Repeat the listing word for word. No pictures belong in the copy.

+--

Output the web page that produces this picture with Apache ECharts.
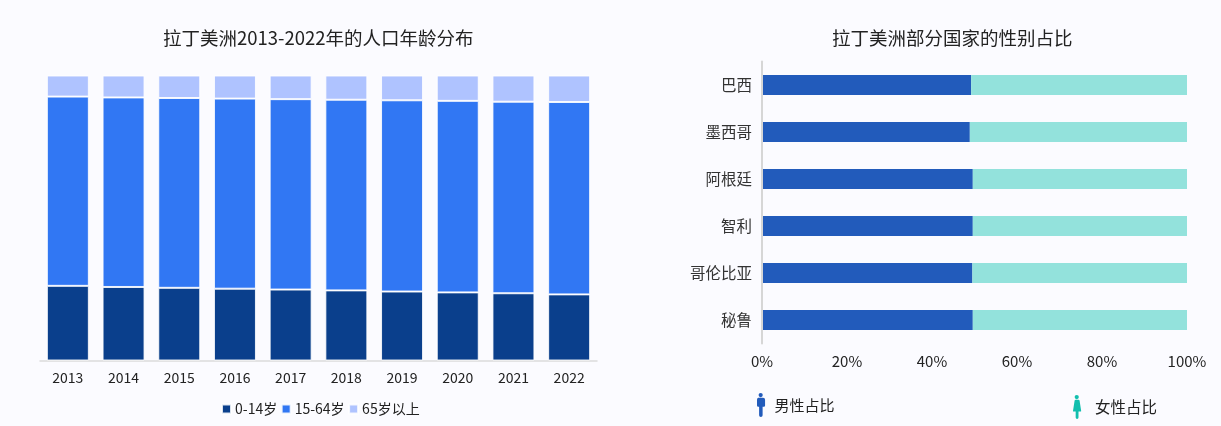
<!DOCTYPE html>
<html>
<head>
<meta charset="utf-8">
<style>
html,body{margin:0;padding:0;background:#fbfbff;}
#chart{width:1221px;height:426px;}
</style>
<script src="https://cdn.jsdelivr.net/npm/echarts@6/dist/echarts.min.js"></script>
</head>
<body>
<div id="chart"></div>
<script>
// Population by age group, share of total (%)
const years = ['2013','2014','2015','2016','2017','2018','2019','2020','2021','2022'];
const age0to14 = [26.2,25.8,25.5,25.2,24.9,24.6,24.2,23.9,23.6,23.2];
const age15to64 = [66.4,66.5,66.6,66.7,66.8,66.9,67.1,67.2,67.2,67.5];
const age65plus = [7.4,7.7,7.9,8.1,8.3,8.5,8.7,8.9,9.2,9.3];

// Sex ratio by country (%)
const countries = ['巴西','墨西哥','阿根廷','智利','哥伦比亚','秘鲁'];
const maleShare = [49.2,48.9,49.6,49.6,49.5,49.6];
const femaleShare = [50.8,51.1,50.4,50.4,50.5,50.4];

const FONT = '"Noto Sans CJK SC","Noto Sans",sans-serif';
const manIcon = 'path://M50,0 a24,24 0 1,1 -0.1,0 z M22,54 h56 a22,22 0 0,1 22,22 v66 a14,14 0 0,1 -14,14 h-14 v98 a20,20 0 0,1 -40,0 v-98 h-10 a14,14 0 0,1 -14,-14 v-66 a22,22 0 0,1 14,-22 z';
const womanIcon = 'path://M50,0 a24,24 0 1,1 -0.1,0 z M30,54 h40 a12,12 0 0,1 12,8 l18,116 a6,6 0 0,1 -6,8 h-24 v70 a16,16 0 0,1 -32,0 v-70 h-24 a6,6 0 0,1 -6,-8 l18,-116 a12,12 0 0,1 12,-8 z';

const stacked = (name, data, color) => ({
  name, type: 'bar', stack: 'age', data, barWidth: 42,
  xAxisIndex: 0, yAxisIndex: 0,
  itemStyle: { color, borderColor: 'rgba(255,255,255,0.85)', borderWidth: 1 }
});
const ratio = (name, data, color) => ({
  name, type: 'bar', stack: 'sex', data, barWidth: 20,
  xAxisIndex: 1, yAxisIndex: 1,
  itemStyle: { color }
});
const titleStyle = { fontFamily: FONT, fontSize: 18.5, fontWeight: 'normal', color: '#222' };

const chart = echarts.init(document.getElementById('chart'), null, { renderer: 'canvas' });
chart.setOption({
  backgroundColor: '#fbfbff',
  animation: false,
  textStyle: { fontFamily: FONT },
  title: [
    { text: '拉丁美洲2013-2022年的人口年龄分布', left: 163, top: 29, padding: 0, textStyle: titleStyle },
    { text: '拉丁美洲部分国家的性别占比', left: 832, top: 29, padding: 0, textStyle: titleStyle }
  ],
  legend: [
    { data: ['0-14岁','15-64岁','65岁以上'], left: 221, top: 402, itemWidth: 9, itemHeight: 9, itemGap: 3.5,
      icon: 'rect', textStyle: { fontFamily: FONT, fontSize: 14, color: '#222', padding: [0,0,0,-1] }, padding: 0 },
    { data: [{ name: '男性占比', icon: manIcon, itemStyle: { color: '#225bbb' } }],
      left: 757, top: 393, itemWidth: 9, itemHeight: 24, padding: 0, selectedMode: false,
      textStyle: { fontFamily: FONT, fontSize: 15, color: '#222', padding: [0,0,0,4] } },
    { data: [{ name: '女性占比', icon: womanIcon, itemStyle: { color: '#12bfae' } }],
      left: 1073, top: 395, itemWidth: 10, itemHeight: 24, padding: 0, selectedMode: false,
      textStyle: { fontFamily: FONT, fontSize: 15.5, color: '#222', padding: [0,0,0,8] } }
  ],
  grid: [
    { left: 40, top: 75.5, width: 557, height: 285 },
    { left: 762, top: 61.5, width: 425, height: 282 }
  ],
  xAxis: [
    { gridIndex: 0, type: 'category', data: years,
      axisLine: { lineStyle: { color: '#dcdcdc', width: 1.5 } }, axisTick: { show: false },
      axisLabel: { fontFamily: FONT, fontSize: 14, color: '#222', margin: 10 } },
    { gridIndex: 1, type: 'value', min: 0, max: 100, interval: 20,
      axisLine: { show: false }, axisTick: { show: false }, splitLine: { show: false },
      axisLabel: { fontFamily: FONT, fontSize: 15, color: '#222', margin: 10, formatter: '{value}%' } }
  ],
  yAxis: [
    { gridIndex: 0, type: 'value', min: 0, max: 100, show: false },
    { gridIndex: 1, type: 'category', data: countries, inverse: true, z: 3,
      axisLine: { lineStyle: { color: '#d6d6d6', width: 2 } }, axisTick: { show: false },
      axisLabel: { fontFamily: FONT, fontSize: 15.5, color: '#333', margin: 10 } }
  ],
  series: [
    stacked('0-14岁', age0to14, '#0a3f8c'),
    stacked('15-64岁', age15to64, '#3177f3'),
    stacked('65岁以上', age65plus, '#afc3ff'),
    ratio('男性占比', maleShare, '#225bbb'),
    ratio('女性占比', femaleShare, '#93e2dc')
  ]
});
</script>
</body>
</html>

+--

Correct output =
Output the web page that produces this picture with Apache ECharts.
<!DOCTYPE html>
<html>
<head>
<meta charset="utf-8">
<style>
html,body{margin:0;padding:0;background:#fbfbff;}
#chart{width:1221px;height:426px;}
</style>
<script src="https://cdn.jsdelivr.net/npm/echarts@6/dist/echarts.min.js"></script>
</head>
<body>
<div id="chart"></div>
<script>
// Population by age group, share of total (%)
const years = ['2013','2014','2015','2016','2017','2018','2019','2020','2021','2022'];
const age0to14 = [26.2,25.8,25.5,25.2,24.9,24.6,24.2,23.9,23.6,23.2];
const age15to64 = [66.4,66.5,66.6,66.7,66.8,66.9,67.1,67.2,67.2,67.5];
const age65plus = [7.4,7.7,7.9,8.1,8.3,8.5,8.7,8.9,9.2,9.3];

// Sex ratio by country (%)
const countries = ['巴西','墨西哥','阿根廷','智利','哥伦比亚','秘鲁'];
const maleShare = [49.2,48.9,49.6,49.6,49.5,49.6];
const femaleShare = [50.8,51.1,50.4,50.4,50.5,50.4];

const FONT = '"Noto Sans CJK SC","Noto Sans",sans-serif';
const manIcon = 'path://M50,0 a24,24 0 1,1 -0.1,0 z M22,54 h56 a22,22 0 0,1 22,22 v66 a14,14 0 0,1 -14,14 h-14 v98 a20,20 0 0,1 -40,0 v-98 h-10 a14,14 0 0,1 -14,-14 v-66 a22,22 0 0,1 14,-22 z';
const womanIcon = 'path://M50,0 a24,24 0 1,1 -0.1,0 z M30,54 h40 a12,12 0 0,1 12,8 l18,116 a6,6 0 0,1 -6,8 h-24 v70 a16,16 0 0,1 -32,0 v-70 h-24 a6,6 0 0,1 -6,-8 l18,-116 a12,12 0 0,1 12,-8 z';

const stacked = (name, data, color) => ({
  name, type: 'bar', stack: 'age', data, barWidth: 42,
  xAxisIndex: 0, yAxisIndex: 0,
  itemStyle: { color, borderColor: 'rgba(255,255,255,0.85)', borderWidth: 1 }
});
const ratio = (name, data, color) => ({
  name, type: 'bar', stack: 'sex', data, barWidth: 20,
  xAxisIndex: 1, yAxisIndex: 1,
  itemStyle: { color }
});
const titleStyle = { fontFamily: FONT, fontSize: 18.5, fontWeight: 'normal', color: '#222' };

const chart = echarts.init(document.getElementById('chart'), null, { renderer: 'canvas' });
chart.setOption({
  backgroundColor: '#fbfbff',
  animation: false,
  textStyle: { fontFamily: FONT },
  title: [
    { text: '拉丁美洲2013-2022年的人口年龄分布', left: 163, top: 29, padding: 0, textStyle: titleStyle },
    { text: '拉丁美洲部分国家的性别占比', left: 832, top: 29, padding: 0, textStyle: titleStyle }
  ],
  legend: [
    { data: ['0-14岁','15-64岁','65岁以上'], left: 221, top: 402, itemWidth: 9, itemHeight: 9, itemGap: 3.5,
      icon: 'rect', textStyle: { fontFamily: FONT, fontSize: 14, color: '#222', padding: [0,0,0,-1] }, padding: 0 },
    { data: [{ name: '男性占比', icon: manIcon, itemStyle: { color: '#225bbb' } }],
      left: 757, top: 393, itemWidth: 9, itemHeight: 24, padding: 0, selectedMode: false,
      textStyle: { fontFamily: FONT, fontSize: 15, color: '#222', padding: [0,0,0,4] } },
    { data: [{ name: '女性占比', icon: womanIcon, itemStyle: { color: '#12bfae' } }],
      left: 1073, top: 395, itemWidth: 10, itemHeight: 24, padding: 0, selectedMode: false,
      textStyle: { fontFamily: FONT, fontSize: 15.5, color: '#222', padding: [0,0,0,8] } }
  ],
  grid: [
    { left: 40, top: 75.5, width: 557, height: 285 },
    { left: 762, top: 61.5, width: 425, height: 282 }
  ],
  xAxis: [
    { gridIndex: 0, type: 'category', data: years,
      axisLine: { lineStyle: { color: '#dcdcdc', width: 1.5 } }, axisTick: { show: false },
      axisLabel: { fontFamily: FONT, fontSize: 14, color: '#222', margin: 10 } },
    { gridIndex: 1, type: 'value', min: 0, max: 100, interval: 20,
      axisLine: { show: false }, axisTick: { show: false }, splitLine: { show: false },
      axisLabel: { fontFamily: FONT, fontSize: 15, color: '#222', margin: 10, formatter: '{value}%' } }
  ],
  yAxis: [
    { gridIndex: 0, type: 'value', min: 0, max: 100, show: false },
    { gridIndex: 1, type: 'category', data: countries, inverse: true, z: 3,
      axisLine: { lineStyle: { color: '#d6d6d6', width: 2 } }, axisTick: { show: false },
      axisLabel: { fontFamily: FONT, fontSize: 15.5, color: '#333', margin: 10 } }
  ],
  series: [
    stacked('0-14岁', age0to14, '#0a3f8c'),
    stacked('15-64岁', age15to64, '#3177f3'),
    stacked('65岁以上', age65plus, '#afc3ff'),
    ratio('男性占比', maleShare, '#225bbb'),
    ratio('女性占比', femaleShare, '#93e2dc')
  ]
});
</script>
</body>
</html>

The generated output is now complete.